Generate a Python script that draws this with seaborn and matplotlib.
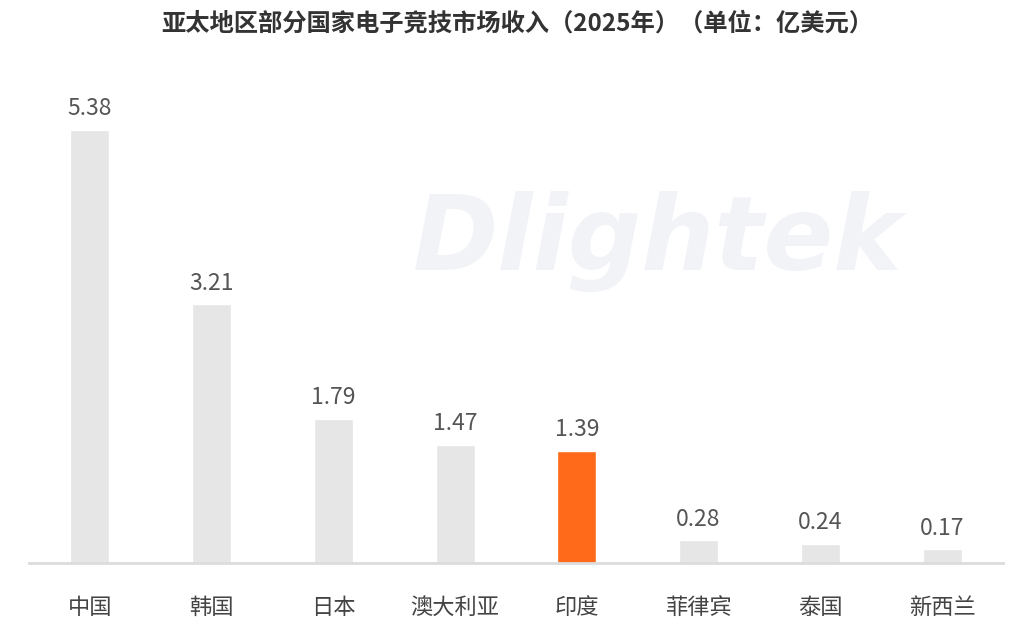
import seaborn as sns
import numpy as np
import pandas as pd
import matplotlib.pyplot as plt

# Data
countries = ["中国", "韩国", "日本", "澳大利亚", "印度", "菲律宾", "泰国", "新西兰"]
revenue = [5.38, 3.21, 1.79, 1.47, 1.39, 0.28, 0.24, 0.17]
highlight = "印度"

df = pd.DataFrame({"country": countries, "revenue": revenue})
palette = {c: ("#ff6a1a" if c == highlight else "#e6e6e6") for c in countries}

sns.set_style("white")
plt.rcParams['font.family'] = ['Noto Sans CJK SC', 'DejaVu Sans']

fig = plt.figure(figsize=(10.35, 6.24), dpi=100)
ax = fig.add_axes([0.028, 0.098, 0.941, 0.774])

# faint watermark
ax.text(0.645, 0.665, "Dlightek", transform=ax.transAxes, ha="center", va="center",
        fontsize=74, fontweight="bold", style="italic", color="#f2f3f7",
        family="DejaVu Sans", zorder=0)

sns.barplot(data=df, x="country", y="revenue", hue="country", palette=palette,
            width=0.32, saturation=1, legend=False, ax=ax, zorder=2)

for i, v in enumerate(revenue):
    ax.text(i, v + 0.12, f"{v:.2f}", ha="center", va="bottom",
            fontsize=16.5, color="#555555", fontweight="light")

ax.set_xlim(-0.5, 7.5)
ax.set_ylim(0, 6)
ax.set_xlabel("")
ax.set_ylabel("")
ax.set_yticks([])
ax.tick_params(axis="x", length=0, pad=24, labelsize=16, labelcolor="#444444")
for s in ["top", "right", "left"]:
    ax.spines[s].set_visible(False)
ax.spines["bottom"].set_color("#dcdcdc")
ax.spines["bottom"].set_linewidth(2)

fig.text(0.5, 0.962, "亚太地区部分国家电子竞技市场收入（2025年）（单位：亿美元）",
         ha="center", va="center", fontsize=17.5, fontweight="bold", color="#333333")

fig.savefig("out.png", dpi=100)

===

**Given exercise**
Restate the whole listing above exactly, please, omitting every image.

**Result of this task**
Generate a Python script that draws this with seaborn and matplotlib.
import seaborn as sns
import numpy as np
import pandas as pd
import matplotlib.pyplot as plt

# Data
countries = ["中国", "韩国", "日本", "澳大利亚", "印度", "菲律宾", "泰国", "新西兰"]
revenue = [5.38, 3.21, 1.79, 1.47, 1.39, 0.28, 0.24, 0.17]
highlight = "印度"

df = pd.DataFrame({"country": countries, "revenue": revenue})
palette = {c: ("#ff6a1a" if c == highlight else "#e6e6e6") for c in countries}

sns.set_style("white")
plt.rcParams['font.family'] = ['Noto Sans CJK SC', 'DejaVu Sans']

fig = plt.figure(figsize=(10.35, 6.24), dpi=100)
ax = fig.add_axes([0.028, 0.098, 0.941, 0.774])

# faint watermark
ax.text(0.645, 0.665, "Dlightek", transform=ax.transAxes, ha="center", va="center",
        fontsize=74, fontweight="bold", style="italic", color="#f2f3f7",
        family="DejaVu Sans", zorder=0)

sns.barplot(data=df, x="country", y="revenue", hue="country", palette=palette,
            width=0.32, saturation=1, legend=False, ax=ax, zorder=2)

for i, v in enumerate(revenue):
    ax.text(i, v + 0.12, f"{v:.2f}", ha="center", va="bottom",
            fontsize=16.5, color="#555555", fontweight="light")

ax.set_xlim(-0.5, 7.5)
ax.set_ylim(0, 6)
ax.set_xlabel("")
ax.set_ylabel("")
ax.set_yticks([])
ax.tick_params(axis="x", length=0, pad=24, labelsize=16, labelcolor="#444444")
for s in ["top", "right", "left"]:
    ax.spines[s].set_visible(False)
ax.spines["bottom"].set_color("#dcdcdc")
ax.spines["bottom"].set_linewidth(2)

fig.text(0.5, 0.962, "亚太地区部分国家电子竞技市场收入（2025年）（单位：亿美元）",
         ha="center", va="center", fontsize=17.5, fontweight="bold", color="#333333")

fig.savefig("out.png", dpi=100)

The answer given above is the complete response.